SET PROBLEM. The lines to extract run from the first line of the material below to the line containing "31.6, 17.6, 11.3]", both included; leave the pictures behind.

──────── DATA SECTION

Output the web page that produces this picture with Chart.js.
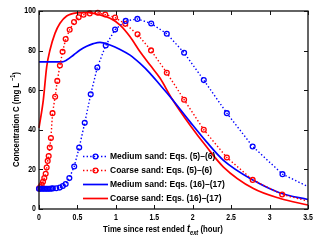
<!DOCTYPE html>
<html>
<head>
<meta charset="utf-8">
<script src="https://cdn.jsdelivr.net/npm/chart.js@4/dist/chart.umd.min.js"></script>
<style>
  html, body { margin: 0; padding: 0; background: #fff; }
  #wrap { width: 320px; height: 246px; position: relative; }
</style>
</head>
<body>
<div id="wrap"><canvas id="chart"></canvas></div>
<script>
// Medium sand, Eqs. (5)-(6)  (circles on a dotted line)
const mediumEq5X = [0, 0.02, 0.04, 0.06, 0.08, 0.1, 0.12, 0.14, 0.16, 0.18, 0.225, 0.27, 0.31, 0.347, 0.395, 0.458, 0.523, 0.595, 0.673, 0.759, 0.868, 0.99, 1.128, 1.28, 1.46, 1.663, 1.888, 2.144, 2.444, 2.78, 3.168, 3.5]
const mediumEq5Y = [10.2, 10.2, 10.2, 10.2, 10.2, 10.2, 10.2, 10.2, 10.3, 10.4, 10.5, 10.8, 11.6, 12.6, 15.6, 21.5, 31, 43.5, 57.9, 71.5, 82.6, 90.6, 95, 96, 93.7, 88.5, 78.9, 65.1, 48.4, 31.6, 17.6, 11.3]

// Coarse sand, Eqs. (5)-(6)
const coarseEq5X = [0, 0.017, 0.035, 0.052, 0.069, 0.087, 0.1, 0.113, 0.126, 0.14, 0.155, 0.176, 0.21, 0.238, 0.272, 0.307, 0.347, 0.399, 0.456, 0.516, 0.58, 0.66, 0.764, 0.862, 0.99, 1.122, 1.282, 1.458, 1.663, 1.888, 2.144, 2.444, 2.78, 3.164, 3.5]
const coarseEq5Y = [10.3, 11.1, 12.2, 13.8, 15.6, 17.8, 20.9, 24.3, 26.8, 31, 35.8, 48.4, 56.7, 64.7, 72.5, 79.4, 85.8, 90.5, 94.4, 96.8, 98.1, 98.8, 99.1, 98.2, 96.7, 93.5, 88.2, 80.1, 68.8, 55.2, 40, 26, 14.7, 7.3, 4]

// Medium sand, Eqs. (16)-(17)  (solid)
const mediumEq16X = [0, 0.3, 0.36, 0.45, 0.534, 0.62, 0.707, 0.794, 0.924, 1.055, 1.185, 1.315, 1.445, 1.576, 1.706, 1.966, 2.18, 2.4, 2.79, 3.138, 3.5]
const mediumEq16Y = [74.3, 74.3, 75.2, 77.8, 80.3, 82.2, 83.5, 84.2, 82.8, 80.6, 77.7, 73.5, 68.5, 62.6, 56.7, 44, 33.9, 24.6, 14.5, 8.1, 4.8]

// Coarse sand, Eqs. (16)-(17)  (solid)
const coarseEq16X = [0, 0.056, 0.1, 0.143, 0.208, 0.273, 0.36, 0.49, 0.62, 0.794, 0.924, 1.055, 1.185, 1.315, 1.445, 1.576, 1.728, 1.966, 2.18, 2.4, 2.79, 3.138, 3.5]
const coarseEq16Y = [41, 55, 71.8, 80.3, 88.7, 93.8, 97.5, 99.1, 99.3, 98, 96.3, 92.9, 87, 79.4, 72.7, 66, 55.8, 42.3, 31.4, 21.2, 10.3, 5.3, 2]

const xTickLabels = ['0', '0.5', '1', '1.5', '2', '2.5', '3', '3.5']
const yTickLabels = ['0', '20', '40', '60', '80', '100']

const legendLabels = [
  'Medium sand: Eqs. (5)\u2013(6)',
  'Coarse sand: Eqs. (5)\u2013(6)',
  'Medium sand: Eqs. (16)\u2013(17)',
  'Coarse sand: Eqs. (16)\u2013(17)'
]

const BLUE = '#0000ff'
const RED = '#ff0000'
const FONT = "'Liberation Sans', Arial, sans-serif"
const SQUEEZE = 0.82   // the original uses a condensed face

const toPoints = (xs, ys) => xs.map((x, i) => ({ x: x, y: ys[i] }))

// the last point of each dotted curve carries no marker
const markerRadius = (n) => (ctx) => ctx.dataIndex === n - 1 ? 0 : 2.4

// draws a run of [text, font, dy] pieces, squeezed horizontally, starting at x
function drawRun(ctx, pieces, cx, y, align) {
  const widths = pieces.map(p => { ctx.font = p[1]; return ctx.measureText(p[0]).width * SQUEEZE })
  const total = widths.reduce((s, w) => s + w, 0)
  let x = align === 'right' ? cx - total : align === 'center' ? cx - total / 2 : cx
  pieces.forEach((p, i) => {
    ctx.save()
    ctx.font = p[1]
    ctx.translate(x, y + (p[2] || 0))
    ctx.scale(SQUEEZE, 1)
    ctx.textAlign = 'left'
    ctx.fillText(p[0], 0, 0)
    ctx.restore()
    x += widths[i]
  })
}

const frameAndLegend = {
  id: 'frameAndLegend',
  afterDatasetsDraw(chart) {
    const ctx = chart.ctx
    const a = chart.chartArea
    const xs = chart.scales.x
    const ys = chart.scales.y
    ctx.save()
    ctx.strokeStyle = '#111'
    ctx.lineWidth = 1.3
    ctx.strokeRect(a.left, a.top, a.right - a.left, a.bottom - a.top)

    // inward ticks on all four sides
    ctx.lineWidth = 1
    ctx.beginPath()
    xs.ticks.forEach(t => {
      const px = Math.round(xs.getPixelForValue(t.value)) + 0.5
      ctx.moveTo(px, a.bottom); ctx.lineTo(px, a.bottom - 4)
      ctx.moveTo(px, a.top); ctx.lineTo(px, a.top + 4)
    })
    ys.ticks.forEach(t => {
      const py = Math.round(ys.getPixelForValue(t.value)) + 0.5
      ctx.moveTo(a.left, py); ctx.lineTo(a.left + 4, py)
      ctx.moveTo(a.right, py); ctx.lineTo(a.right - 4, py)
    })
    ctx.stroke()

    // tick labels
    ctx.fillStyle = '#000'
    ctx.textBaseline = 'middle'
    const tf = 'bold 8.5px ' + FONT
    xs.ticks.forEach((t, i) => {
      drawRun(ctx, [[xTickLabels[i], tf]], xs.getPixelForValue(t.value), a.bottom + 9, 'center')
    })
    ys.ticks.forEach((t, i) => {
      drawRun(ctx, [[yTickLabels[i], tf]], a.left - 3, ys.getPixelForValue(t.value), 'right')
    })

    // legend, inside the axes, no box
    const lx0 = 83, lx1 = 108, tx = 110
    ctx.font = 'bold 8.5px ' + FONT
    ctx.textBaseline = 'middle'
    ctx.textAlign = 'left'
    chart.data.datasets.forEach((ds, i) => {
      const y = 156.5 + i * 14
      ctx.strokeStyle = ds.borderColor
      ctx.lineWidth = ds.borderWidth
      ctx.setLineDash(ds.borderDash || [])
      ctx.beginPath()
      ctx.moveTo(lx0, y); ctx.lineTo(lx1, y)
      ctx.stroke()
      ctx.setLineDash([])
      if (ds.dotted) {
        ctx.lineWidth = 1.3
        ctx.beginPath()
        ctx.arc((lx0 + lx1) / 2, y, 2.4, 0, Math.PI * 2)
        ctx.stroke()
      }
      ctx.fillStyle = '#000'
      ctx.fillText(legendLabels[i], tx, y + 0.5)
    })

    // x axis title: Time since rest ended t_ext (hour)
    ctx.fillStyle = '#000'
    ctx.textBaseline = 'alphabetic'
    const f1 = 'bold 9.5px ' + FONT
    const f2 = 'italic bold 11px ' + FONT
    const f3 = 'italic bold 7px ' + FONT
    drawRun(ctx, [
      ['Time since rest ended ', f1],
      ['t', f2],
      ['ext', f3, 3],
      [' (hour)', f1]
    ], 163, 232, 'center')

    // y axis title: Concentration C (mg L^-1)
    ctx.save()
    ctx.translate(18.5, 119.5)
    ctx.rotate(-Math.PI / 2)
    drawRun(ctx, [
      ['Concentration C (mg L ', f1],
      ['\u22121', 'bold 6.5px ' + FONT, -4],
      [')', f1]
    ], 0, 0, 'center')
    ctx.restore()
    ctx.restore()
  }
}

new Chart(document.getElementById('chart'), {
  type: 'scatter',
  data: {
    datasets: [
      {
        label: legendLabels[0],
        data: toPoints(mediumEq5X, mediumEq5Y),
        showLine: true,
        dotted: true,
        borderColor: BLUE,
        borderWidth: 1.4,
        borderDash: [1.4, 2.2],
        pointStyle: 'circle',
        pointRadius: markerRadius(mediumEq5X.length),
        pointBorderWidth: 1.3,
        pointBorderColor: BLUE,
        pointBackgroundColor: 'rgba(0,0,0,0)',
        clip: false
      },
      {
        label: legendLabels[1],
        data: toPoints(coarseEq5X, coarseEq5Y),
        showLine: true,
        dotted: true,
        borderColor: RED,
        borderWidth: 1.4,
        borderDash: [1.4, 2.2],
        pointStyle: 'circle',
        pointRadius: markerRadius(coarseEq5X.length),
        pointBorderWidth: 1.3,
        pointBorderColor: RED,
        pointBackgroundColor: 'rgba(0,0,0,0)',
        clip: false
      },
      {
        label: legendLabels[2],
        data: toPoints(mediumEq16X, mediumEq16Y),
        showLine: true,
        borderColor: BLUE,
        borderWidth: 1.7,
        pointRadius: 0,
        cubicInterpolationMode: 'monotone',
        clip: false
      },
      {
        label: legendLabels[3],
        data: toPoints(coarseEq16X, coarseEq16Y),
        showLine: true,
        borderColor: RED,
        borderWidth: 1.7,
        pointRadius: 0,
        cubicInterpolationMode: 'monotone',
        clip: false
      }
    ]
  },
  options: {
    responsive: true,
    maintainAspectRatio: false,
    animation: false,
    events: [],
    layout: {
      padding: { top: 11, right: 12, left: 0, bottom: 0 }
    },
    plugins: {
      legend: { display: false },
      tooltip: { enabled: false }
    },
    scales: {
      x: {
        type: 'linear',
        min: 0,
        max: 3.5,
        afterFit: (s) => { s.height = 37 },
        afterBuildTicks: (s) => { s.ticks = xTickLabels.map(v => ({ value: parseFloat(v) })) },
        grid: { display: false, drawTicks: false },
        border: { display: false },
        ticks: { display: false }
      },
      y: {
        type: 'linear',
        min: 0,
        max: 100,
        afterFit: (s) => { s.width = 39 },
        afterBuildTicks: (s) => { s.ticks = yTickLabels.map(v => ({ value: parseFloat(v) })) },
        grid: { display: false, drawTicks: false },
        border: { display: false },
        ticks: { display: false }
      }
    }
  },
  plugins: [frameAndLegend]
})
</script>
</body>
</html>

────────────────

RESULT OF THE TASK.
Output the web page that produces this picture with Chart.js.
<!DOCTYPE html>
<html>
<head>
<meta charset="utf-8">
<script src="https://cdn.jsdelivr.net/npm/chart.js@4/dist/chart.umd.min.js"></script>
<style>
  html, body { margin: 0; padding: 0; background: #fff; }
  #wrap { width: 320px; height: 246px; position: relative; }
</style>
</head>
<body>
<div id="wrap"><canvas id="chart"></canvas></div>
<script>
// Medium sand, Eqs. (5)-(6)  (circles on a dotted line)
const mediumEq5X = [0, 0.02, 0.04, 0.06, 0.08, 0.1, 0.12, 0.14, 0.16, 0.18, 0.225, 0.27, 0.31, 0.347, 0.395, 0.458, 0.523, 0.595, 0.673, 0.759, 0.868, 0.99, 1.128, 1.28, 1.46, 1.663, 1.888, 2.144, 2.444, 2.78, 3.168, 3.5]
const mediumEq5Y = [10.2, 10.2, 10.2, 10.2, 10.2, 10.2, 10.2, 10.2, 10.3, 10.4, 10.5, 10.8, 11.6, 12.6, 15.6, 21.5, 31, 43.5, 57.9, 71.5, 82.6, 90.6, 95, 96, 93.7, 88.5, 78.9, 65.1, 48.4, 31.6, 17.6, 11.3]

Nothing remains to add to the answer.